Bridging Factions While Leading without Authority

On the eighth episode of the On the Balcony podcast, Michael continues to analyze and discuss Ron Heifetz’s book, Leadership Without Easy Answers.  This time he does so with the input of Julia Fabris McBride, actor, author, and President and CEO of the Kansas Leadership Center. McBride is interested in leadership as it functions without authority and authority as it bridges opposing factions.  

Bridging Factions and Embracing Diversity

At KLC, Julia works daily to foster civic leadership and create a stronger and healthier Kansan community: one that embraces diversity while fostering understanding of others’ viewpoints.  It can be hard fulfilling an authority role though, when the people you lead all have differing versions of success.  

But there is great strength in diversity too.  Progress happens when we embrace diverse opinions and backgrounds, seek to understand one another, and make decisions that benefit the group, rather than just a select few.


“In fact, many people daily go beyond both their job description and the informal expectations they carry within their organization, and do what they are not authorized to do.”

Ronald Heifetz

Leadership Beyond Authority

In Julia’s experience, many people do work beyond the informal expectations and duties of the role, doing what they’re not authorized to do.  And these people are the ones that aren’t afraid to make the biggest waves– for better or for worse.  

Take a few of these examples: Gandhi, Margaret Sanger, Susan B. Anthony, and Martin Luther King Jr - all people woh acted outside their scope of authority, because they simply weren’t given any. And because they led without being granted authority in the first place, they were able to ask the provocative questions and influence society to think differently.  As a result, they made waves in domains where oftentimes they weren’t even welcomed.  

The Risk Myth

It can be risky to practice leadership without the legitimacy of authority, but we often forget just how risky it is to operate with authority, too.  Wrong moves still make you vulnerable; you could lose your job faster than you got it or get kicked out of office.  
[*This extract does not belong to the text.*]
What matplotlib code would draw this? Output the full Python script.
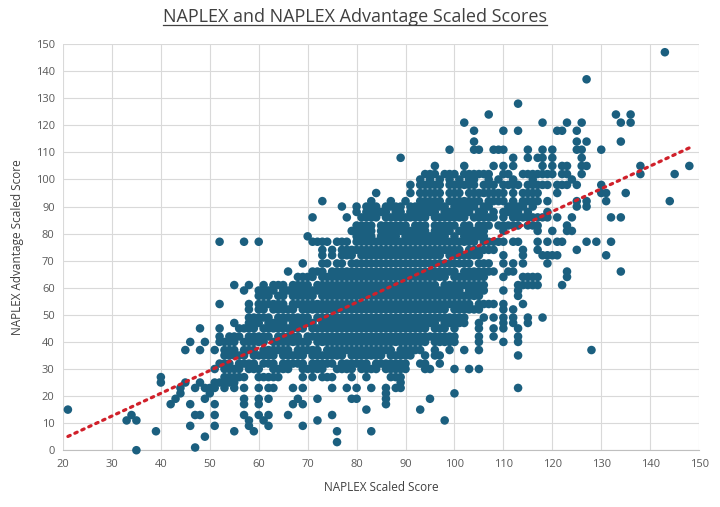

If we practice leadership successfully  though, all of those “risky” efforts pay off.  At the end of the day, people like Julia and Michael are strong believers in speaking your mind and asking hard questions.  So as we close out today’s blog post, I encourage you to do the same.   We need people on the front line that are willing to stretch beyond their comfort zones. We need people to stand up and practice leadership without authority.


What hard questions do you wish you would ask more?